▶ _Brief_
Write out the complete material exactly as it stands.

begin

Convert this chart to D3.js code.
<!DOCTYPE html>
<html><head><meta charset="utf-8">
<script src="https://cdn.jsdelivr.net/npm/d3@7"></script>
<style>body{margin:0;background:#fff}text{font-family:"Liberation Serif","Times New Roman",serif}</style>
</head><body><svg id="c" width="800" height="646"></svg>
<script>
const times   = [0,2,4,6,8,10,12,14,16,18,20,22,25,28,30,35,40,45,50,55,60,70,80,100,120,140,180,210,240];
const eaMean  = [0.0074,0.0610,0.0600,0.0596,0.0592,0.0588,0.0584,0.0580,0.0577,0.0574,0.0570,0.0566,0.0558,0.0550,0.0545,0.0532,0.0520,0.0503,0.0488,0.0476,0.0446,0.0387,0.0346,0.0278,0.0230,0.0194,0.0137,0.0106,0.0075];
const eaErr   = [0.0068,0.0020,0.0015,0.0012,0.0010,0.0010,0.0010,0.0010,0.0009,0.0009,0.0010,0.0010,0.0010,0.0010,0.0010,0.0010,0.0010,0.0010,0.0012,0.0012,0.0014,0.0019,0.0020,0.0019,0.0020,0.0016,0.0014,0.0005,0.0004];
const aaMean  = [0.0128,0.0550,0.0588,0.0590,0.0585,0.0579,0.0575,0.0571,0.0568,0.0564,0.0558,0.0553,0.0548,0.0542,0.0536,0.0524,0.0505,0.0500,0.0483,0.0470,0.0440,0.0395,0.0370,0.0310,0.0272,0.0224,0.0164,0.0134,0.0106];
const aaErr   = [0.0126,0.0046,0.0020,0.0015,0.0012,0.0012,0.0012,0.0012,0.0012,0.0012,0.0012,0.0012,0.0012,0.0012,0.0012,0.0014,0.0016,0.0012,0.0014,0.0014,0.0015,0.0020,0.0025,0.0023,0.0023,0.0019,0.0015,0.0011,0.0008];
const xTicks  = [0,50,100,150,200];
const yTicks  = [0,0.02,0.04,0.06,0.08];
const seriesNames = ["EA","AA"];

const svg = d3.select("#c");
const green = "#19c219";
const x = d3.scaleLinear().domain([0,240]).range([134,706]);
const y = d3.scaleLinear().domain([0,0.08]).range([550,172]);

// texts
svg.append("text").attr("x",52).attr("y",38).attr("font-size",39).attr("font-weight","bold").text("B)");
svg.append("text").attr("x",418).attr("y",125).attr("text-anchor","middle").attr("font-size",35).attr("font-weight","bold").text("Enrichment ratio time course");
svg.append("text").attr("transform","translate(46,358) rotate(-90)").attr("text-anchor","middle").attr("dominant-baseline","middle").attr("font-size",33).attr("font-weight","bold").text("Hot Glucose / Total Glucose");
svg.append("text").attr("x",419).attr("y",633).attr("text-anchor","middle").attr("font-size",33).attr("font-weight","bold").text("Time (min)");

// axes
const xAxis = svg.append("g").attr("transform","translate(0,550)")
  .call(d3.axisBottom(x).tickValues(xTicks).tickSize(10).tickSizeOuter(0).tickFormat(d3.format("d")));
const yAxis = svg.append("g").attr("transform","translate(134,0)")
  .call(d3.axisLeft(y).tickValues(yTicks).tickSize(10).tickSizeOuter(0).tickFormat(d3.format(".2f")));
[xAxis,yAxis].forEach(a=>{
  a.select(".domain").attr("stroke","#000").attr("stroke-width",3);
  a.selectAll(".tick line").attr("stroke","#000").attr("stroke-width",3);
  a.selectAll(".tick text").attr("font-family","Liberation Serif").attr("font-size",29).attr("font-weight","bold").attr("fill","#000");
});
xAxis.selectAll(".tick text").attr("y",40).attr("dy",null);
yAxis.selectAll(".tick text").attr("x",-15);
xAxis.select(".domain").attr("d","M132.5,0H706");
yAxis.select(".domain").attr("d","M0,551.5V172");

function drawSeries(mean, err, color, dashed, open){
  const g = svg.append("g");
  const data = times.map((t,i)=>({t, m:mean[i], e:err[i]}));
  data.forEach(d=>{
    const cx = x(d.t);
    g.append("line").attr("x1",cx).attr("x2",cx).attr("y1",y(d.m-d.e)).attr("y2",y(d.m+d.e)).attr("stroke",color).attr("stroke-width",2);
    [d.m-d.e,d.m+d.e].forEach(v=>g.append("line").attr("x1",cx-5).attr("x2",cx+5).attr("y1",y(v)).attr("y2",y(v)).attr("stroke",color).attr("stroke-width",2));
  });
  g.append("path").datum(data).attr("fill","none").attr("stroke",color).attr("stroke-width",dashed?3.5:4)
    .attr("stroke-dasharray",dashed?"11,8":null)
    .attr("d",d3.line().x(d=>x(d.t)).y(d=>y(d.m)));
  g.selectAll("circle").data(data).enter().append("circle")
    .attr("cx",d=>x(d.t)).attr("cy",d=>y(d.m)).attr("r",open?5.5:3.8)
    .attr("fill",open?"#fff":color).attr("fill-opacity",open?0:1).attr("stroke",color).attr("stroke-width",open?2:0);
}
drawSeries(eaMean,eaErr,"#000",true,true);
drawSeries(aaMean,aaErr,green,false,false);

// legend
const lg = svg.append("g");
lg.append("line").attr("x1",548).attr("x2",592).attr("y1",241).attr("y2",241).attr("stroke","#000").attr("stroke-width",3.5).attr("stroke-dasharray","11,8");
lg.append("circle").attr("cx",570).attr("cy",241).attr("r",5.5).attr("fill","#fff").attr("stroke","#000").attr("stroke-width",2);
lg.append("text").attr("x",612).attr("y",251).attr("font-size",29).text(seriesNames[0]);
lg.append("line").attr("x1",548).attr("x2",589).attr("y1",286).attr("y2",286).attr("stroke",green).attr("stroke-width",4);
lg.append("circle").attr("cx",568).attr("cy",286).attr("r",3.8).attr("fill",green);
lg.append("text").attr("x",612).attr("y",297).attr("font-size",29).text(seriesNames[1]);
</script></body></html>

end

▶ _Answer_
Convert this chart to D3.js code.
<!DOCTYPE html>
<html><head><meta charset="utf-8">
<script src="https://cdn.jsdelivr.net/npm/d3@7"></script>
<style>body{margin:0;background:#fff}text{font-family:"Liberation Serif","Times New Roman",serif}</style>
</head><body><svg id="c" width="800" height="646"></svg>
<script>
const times   = [0,2,4,6,8,10,12,14,16,18,20,22,25,28,30,35,40,45,50,55,60,70,80,100,120,140,180,210,240];
const eaMean  = [0.0074,0.0610,0.0600,0.0596,0.0592,0.0588,0.0584,0.0580,0.0577,0.0574,0.0570,0.0566,0.0558,0.0550,0.0545,0.0532,0.0520,0.0503,0.0488,0.0476,0.0446,0.0387,0.0346,0.0278,0.0230,0.0194,0.0137,0.0106,0.0075];
const eaErr   = [0.0068,0.0020,0.0015,0.0012,0.0010,0.0010,0.0010,0.0010,0.0009,0.0009,0.0010,0.0010,0.0010,0.0010,0.0010,0.0010,0.0010,0.0010,0.0012,0.0012,0.0014,0.0019,0.0020,0.0019,0.0020,0.0016,0.0014,0.0005,0.0004];
const aaMean  = [0.0128,0.0550,0.0588,0.0590,0.0585,0.0579,0.0575,0.0571,0.0568,0.0564,0.0558,0.0553,0.0548,0.0542,0.0536,0.0524,0.0505,0.0500,0.0483,0.0470,0.0440,0.0395,0.0370,0.0310,0.0272,0.0224,0.0164,0.0134,0.0106];
const aaErr   = [0.0126,0.0046,0.0020,0.0015,0.0012,0.0012,0.0012,0.0012,0.0012,0.0012,0.0012,0.0012,0.0012,0.0012,0.0012,0.0014,0.0016,0.0012,0.0014,0.0014,0.0015,0.0020,0.0025,0.0023,0.0023,0.0019,0.0015,0.0011,0.0008];
const xTicks  = [0,50,100,150,200];
const yTicks  = [0,0.02,0.04,0.06,0.08];
const seriesNames = ["EA","AA"];

const svg = d3.select("#c");
const green = "#19c219";
const x = d3.scaleLinear().domain([0,240]).range([134,706]);
const y = d3.scaleLinear().domain([0,0.08]).range([550,172]);

// texts
svg.append("text").attr("x",52).attr("y",38).attr("font-size",39).attr("font-weight","bold").text("B)");
svg.append("text").attr("x",418).attr("y",125).attr("text-anchor","middle").attr("font-size",35).attr("font-weight","bold").text("Enrichment ratio time course");
svg.append("text").attr("transform","translate(46,358) rotate(-90)").attr("text-anchor","middle").attr("dominant-baseline","middle").attr("font-size",33).attr("font-weight","bold").text("Hot Glucose / Total Glucose");
svg.append("text").attr("x",419).attr("y",633).attr("text-anchor","middle").attr("font-size",33).attr("font-weight","bold").text("Time (min)");

// axes
const xAxis = svg.append("g").attr("transform","translate(0,550)")
  .call(d3.axisBottom(x).tickValues(xTicks).tickSize(10).tickSizeOuter(0).tickFormat(d3.format("d")));
const yAxis = svg.append("g").attr("transform","translate(134,0)")
  .call(d3.axisLeft(y).tickValues(yTicks).tickSize(10).tickSizeOuter(0).tickFormat(d3.format(".2f")));
[xAxis,yAxis].forEach(a=>{
  a.select(".domain").attr("stroke","#000").attr("stroke-width",3);
  a.selectAll(".tick line").attr("stroke","#000").attr("stroke-width",3);
  a.selectAll(".tick text").attr("font-family","Liberation Serif").attr("font-size",29).attr("font-weight","bold").attr("fill","#000");
});
xAxis.selectAll(".tick text").attr("y",40).attr("dy",null);
yAxis.selectAll(".tick text").attr("x",-15);
xAxis.select(".domain").attr("d","M132.5,0H706");
yAxis.select(".domain").attr("d","M0,551.5V172");

function drawSeries(mean, err, color, dashed, open){
  const g = svg.append("g");
  const data = times.map((t,i)=>({t, m:mean[i], e:err[i]}));
  data.forEach(d=>{
    const cx = x(d.t);
    g.append("line").attr("x1",cx).attr("x2",cx).attr("y1",y(d.m-d.e)).attr("y2",y(d.m+d.e)).attr("stroke",color).attr("stroke-width",2);
    [d.m-d.e,d.m+d.e].forEach(v=>g.append("line").attr("x1",cx-5).attr("x2",cx+5).attr("y1",y(v)).attr("y2",y(v)).attr("stroke",color).attr("stroke-width",2));
  });
  g.append("path").datum(data).attr("fill","none").attr("stroke",color).attr("stroke-width",dashed?3.5:4)
    .attr("stroke-dasharray",dashed?"11,8":null)
    .attr("d",d3.line().x(d=>x(d.t)).y(d=>y(d.m)));
  g.selectAll("circle").data(data).enter().append("circle")
    .attr("cx",d=>x(d.t)).attr("cy",d=>y(d.m)).attr("r",open?5.5:3.8)
    .attr("fill",open?"#fff":color).attr("fill-opacity",open?0:1).attr("stroke",color).attr("stroke-width",open?2:0);
}
drawSeries(eaMean,eaErr,"#000",true,true);
drawSeries(aaMean,aaErr,green,false,false);

// legend
const lg = svg.append("g");
lg.append("line").attr("x1",548).attr("x2",592).attr("y1",241).attr("y2",241).attr("stroke","#000").attr("stroke-width",3.5).attr("stroke-dasharray","11,8");
lg.append("circle").attr("cx",570).attr("cy",241).attr("r",5.5).attr("fill","#fff").attr("stroke","#000").attr("stroke-width",2);
lg.append("text").attr("x",612).attr("y",251).attr("font-size",29).text(seriesNames[0]);
lg.append("line").attr("x1",548).attr("x2",589).attr("y1",286).attr("y2",286).attr("stroke",green).attr("stroke-width",4);
lg.append("circle").attr("cx",568).attr("cy",286).attr("r",3.8).attr("fill",green);
lg.append("text").attr("x",612).attr("y",297).attr("font-size",29).text(seriesNames[1]);
</script></body></html>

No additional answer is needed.